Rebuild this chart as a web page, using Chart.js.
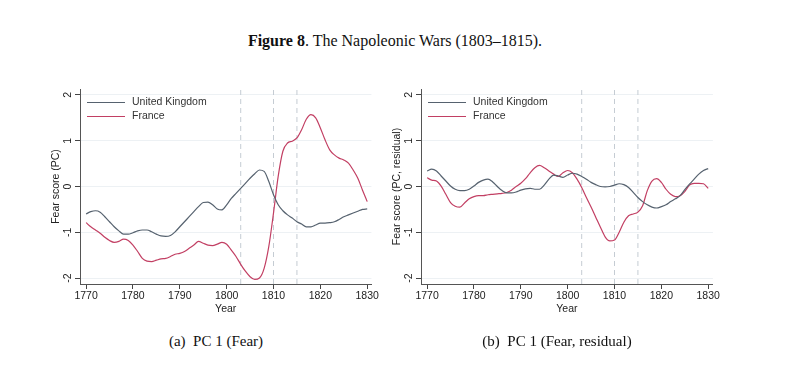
<!DOCTYPE html>
<html>
<head>
<meta charset="utf-8">
<script src="https://cdn.jsdelivr.net/npm/chart.js@4.4.1/dist/chart.umd.min.js"></script>
<style>
  body{margin:0;background:#fff;width:800px;height:370px;position:relative;overflow:hidden;}
  .title{position:absolute;left:0;width:790px;top:32px;text-align:center;font-family:"Liberation Serif",serif;font-size:16px;color:#111;}
  .cap{position:absolute;top:333px;font-family:"Liberation Serif",serif;font-size:15px;color:#111;text-align:center;width:340px;}
  .box{position:absolute;top:80px;width:350px;height:240px;}
  .leg{position:absolute;font-family:"Liberation Sans",Arial,sans-serif;font-size:10.5px;color:#333;}
  .leg div{height:14px;line-height:14px;white-space:nowrap;}
  .leg span{display:inline-block;width:38px;height:0;vertical-align:middle;margin-right:7px;}
</style>
</head>
<body>
<div class="title"><b>Figure 8</b>. The Napoleonic Wars (1803–1815).</div>

<div class="box" style="left:30px"><canvas id="chartA"></canvas></div>
<div class="box" style="left:371px"><canvas id="chartB"></canvas></div>
<div class="leg" id="legA" style="left:87px;top:94px"></div>
<div class="leg" id="legB" style="left:428px;top:94px"></div>

<div class="cap" style="left:46px">(a)&nbsp; PC 1 (Fear)</div>
<div class="cap" style="left:387px">(b)&nbsp; PC 1 (Fear, residual)</div>

<script>
// years 1770-1830
var years=[1770,1771,1772,1773,1774,1775,1776,1777,1778,1779,
           1780,1781,1782,1783,1784,1785,1786,1787,1788,1789,
           1790,1791,1792,1793,1794,1795,1796,1797,1798,1799,
           1800,1801,1802,1803,1804,1805,1806,1807,1808,1809,
           1810,1811,1812,1813,1814,1815,1816,1817,1818,1819,
           1820,1821,1822,1823,1824,1825,1826,1827,1828,1829,1830];

// PC 1 (Fear)
var ukFear=[-0.60,-0.55,-0.53,-0.56,-0.66,-0.77,-0.88,-0.97,-1.04,-1.04,
            -1.01,-0.97,-0.95,-0.95,-0.99,-1.04,-1.08,-1.09,-1.07,-0.99,
            -0.88,-0.77,-0.66,-0.55,-0.44,-0.35,-0.34,-0.40,-0.49,-0.51,
            -0.40,-0.26,-0.15,-0.04,0.07,0.18,0.28,0.36,0.33,0.11,
            -0.18,-0.40,-0.53,-0.62,-0.69,-0.77,-0.82,-0.88,-0.88,-0.84,
            -0.80,-0.80,-0.79,-0.77,-0.72,-0.66,-0.62,-0.58,-0.54,-0.50,-0.49];
var frFear=[-0.79,-0.88,-0.95,-1.02,-1.11,-1.18,-1.22,-1.20,-1.15,-1.18,
            -1.28,-1.42,-1.57,-1.63,-1.64,-1.61,-1.58,-1.57,-1.53,-1.48,
            -1.46,-1.42,-1.35,-1.28,-1.20,-1.24,-1.28,-1.29,-1.26,-1.22,
            -1.26,-1.39,-1.53,-1.70,-1.85,-1.97,-2.03,-2.00,-1.79,-1.31,
            -0.58,0.22,0.77,0.95,0.99,1.06,1.24,1.47,1.57,1.50,
            1.28,1.02,0.80,0.69,0.62,0.58,0.51,0.36,0.18,-0.08,-0.33];

// PC 1 (Fear, residual)
var ukResid=[0.34,0.38,0.34,0.23,0.12,0.01,-0.06,-0.09,-0.09,-0.06,
             0.01,0.09,0.14,0.16,0.10,0.00,-0.09,-0.14,-0.14,-0.12,
             -0.08,-0.05,-0.04,-0.06,-0.06,0.03,0.16,0.25,0.23,0.20,
             0.25,0.29,0.27,0.22,0.16,0.09,0.04,0.00,-0.01,0.00,
             0.03,0.06,0.04,-0.02,-0.13,-0.24,-0.33,-0.40,-0.45,-0.47,
             -0.44,-0.40,-0.33,-0.27,-0.20,-0.07,0.05,0.16,0.27,0.35,0.39];
var frResid=[0.19,0.14,0.12,0.01,-0.17,-0.35,-0.43,-0.45,-0.36,-0.27,
             -0.22,-0.20,-0.20,-0.18,-0.17,-0.16,-0.15,-0.13,-0.08,0.00,
             0.07,0.17,0.30,0.41,0.46,0.41,0.34,0.27,0.22,0.30,
             0.35,0.30,0.16,-0.02,-0.24,-0.45,-0.67,-0.89,-1.10,-1.19,
             -1.17,-1.00,-0.78,-0.64,-0.60,-0.56,-0.42,-0.09,0.12,0.17,
             0.09,-0.06,-0.17,-0.22,-0.20,-0.11,0.03,0.07,0.07,0.06,-0.04];

var warYears=[1803,1810,1815];
var xTicks=[1770,1780,1790,1800,1810,1820,1830];
var yTicks=[-2,-1,0,1,2];
var countries=["United Kingdom","France"];
var colors=["#56626f","#c23f63"];

var yMin=-2.13, yMax=2.13;

function pts(vals){
    return years.map(function(y,i){return {x:y,y:vals[i]};});
}

function makeChart(id,legId,uk,fr,yTitle,xMax){
    var sets=[
        {label:countries[0],data:pts(uk),borderColor:colors[0],borderWidth:1.2,pointRadius:0,tension:0.4,cubicInterpolationMode:'monotone'},
        {label:countries[1],data:pts(fr),borderColor:colors[1],borderWidth:1.2,pointRadius:0,tension:0.4,cubicInterpolationMode:'monotone'}
    ];
    warYears.forEach(function(w){
        sets.push({label:'war'+w,data:[{x:w,y:yMin},{x:w,y:yMax}],borderColor:'#c5ccd3',borderWidth:1,borderDash:[5,4],pointRadius:0});
    });

    new Chart(document.getElementById(id),{
        type:'line',
        data:{datasets:sets},
        options:{
            responsive:true,
            maintainAspectRatio:false,
            animation:false,
            layout:{padding:{top:9,right:8,left:0,bottom:0}},
            plugins:{legend:{display:false},tooltip:{enabled:false}},
            scales:{
                x:{
                    type:'linear',min:1768.7,max:xMax,
                    afterBuildTicks:function(a){a.ticks=xTicks.map(function(v){return {value:v};});},
                    afterFit:function(a){a.height=36;},
                    grid:{drawOnChartArea:false,tickLength:5,tickColor:'#444'},
                    border:{color:'#555',width:1},
                    ticks:{color:'#222',font:{family:'Liberation Sans',size:10.5},padding:1,maxRotation:0,autoSkip:false,
                        callback:function(v){return String(v);}},
                    title:{display:true,text:'Year',color:'#222',font:{family:'Liberation Sans',size:10.5},padding:{top:0,bottom:5}}
                },
                y:{
                    min:yMin,max:yMax,
                    afterBuildTicks:function(a){a.ticks=yTicks.map(function(v){return {value:v};});},
                    afterFit:function(a){a.width=50;},
                    grid:{color:'#edf1f4',lineWidth:1,tickLength:5,tickColor:'#444'},
                    border:{color:'#555',width:1},
                    ticks:{color:'#222',font:{family:'Liberation Sans',size:10.5},padding:2,minRotation:90,maxRotation:90,crossAlign:'center'},
                    title:{display:true,text:yTitle,color:'#222',font:{family:'Liberation Sans',size:10.5},padding:{top:20,bottom:0}}
                }
            }
        }
    });

    // legend
    var html='';
    for(var i=0;i<2;i++){
        html+='<div><span style="border-top:1.4px solid '+colors[i]+'"></span>'+countries[i]+'</div>';
    }
    document.getElementById(legId).innerHTML=html;
}

makeChart('chartA','legA',ukFear,frFear,'Fear score (PC)',1830.9);
makeChart('chartB','legB',ukResid,frResid,'Fear score (PC, residual)',1831);
</script>
</body>
</html>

# # # # # # #

## WHAT YOU HAVE TO DO
Write out again, exactly, the lines from the start of the listing up to the line containing "1820,1821,1822,1823,1824,1825,1826,1827,1828,1829,1830];", with both ends and without pictures.

## RESPONSE TO THE EXERCISE
Rebuild this chart as a web page, using Chart.js.
<!DOCTYPE html>
<html>
<head>
<meta charset="utf-8">
<script src="https://cdn.jsdelivr.net/npm/chart.js@4.4.1/dist/chart.umd.min.js"></script>
<style>
  body{margin:0;background:#fff;width:800px;height:370px;position:relative;overflow:hidden;}
  .title{position:absolute;left:0;width:790px;top:32px;text-align:center;font-family:"Liberation Serif",serif;font-size:16px;color:#111;}
  .cap{position:absolute;top:333px;font-family:"Liberation Serif",serif;font-size:15px;color:#111;text-align:center;width:340px;}
  .box{position:absolute;top:80px;width:350px;height:240px;}
  .leg{position:absolute;font-family:"Liberation Sans",Arial,sans-serif;font-size:10.5px;color:#333;}
  .leg div{height:14px;line-height:14px;white-space:nowrap;}
  .leg span{display:inline-block;width:38px;height:0;vertical-align:middle;margin-right:7px;}
</style>
</head>
<body>
<div class="title"><b>Figure 8</b>. The Napoleonic Wars (1803–1815).</div>

<div class="box" style="left:30px"><canvas id="chartA"></canvas></div>
<div class="box" style="left:371px"><canvas id="chartB"></canvas></div>
<div class="leg" id="legA" style="left:87px;top:94px"></div>
<div class="leg" id="legB" style="left:428px;top:94px"></div>

<div class="cap" style="left:46px">(a)&nbsp; PC 1 (Fear)</div>
<div class="cap" style="left:387px">(b)&nbsp; PC 1 (Fear, residual)</div>

<script>
// years 1770-1830
var years=[1770,1771,1772,1773,1774,1775,1776,1777,1778,1779,
           1780,1781,1782,1783,1784,1785,1786,1787,1788,1789,
           1790,1791,1792,1793,1794,1795,1796,1797,1798,1799,
           1800,1801,1802,1803,1804,1805,1806,1807,1808,1809,
           1810,1811,1812,1813,1814,1815,1816,1817,1818,1819,
           1820,1821,1822,1823,1824,1825,1826,1827,1828,1829,1830];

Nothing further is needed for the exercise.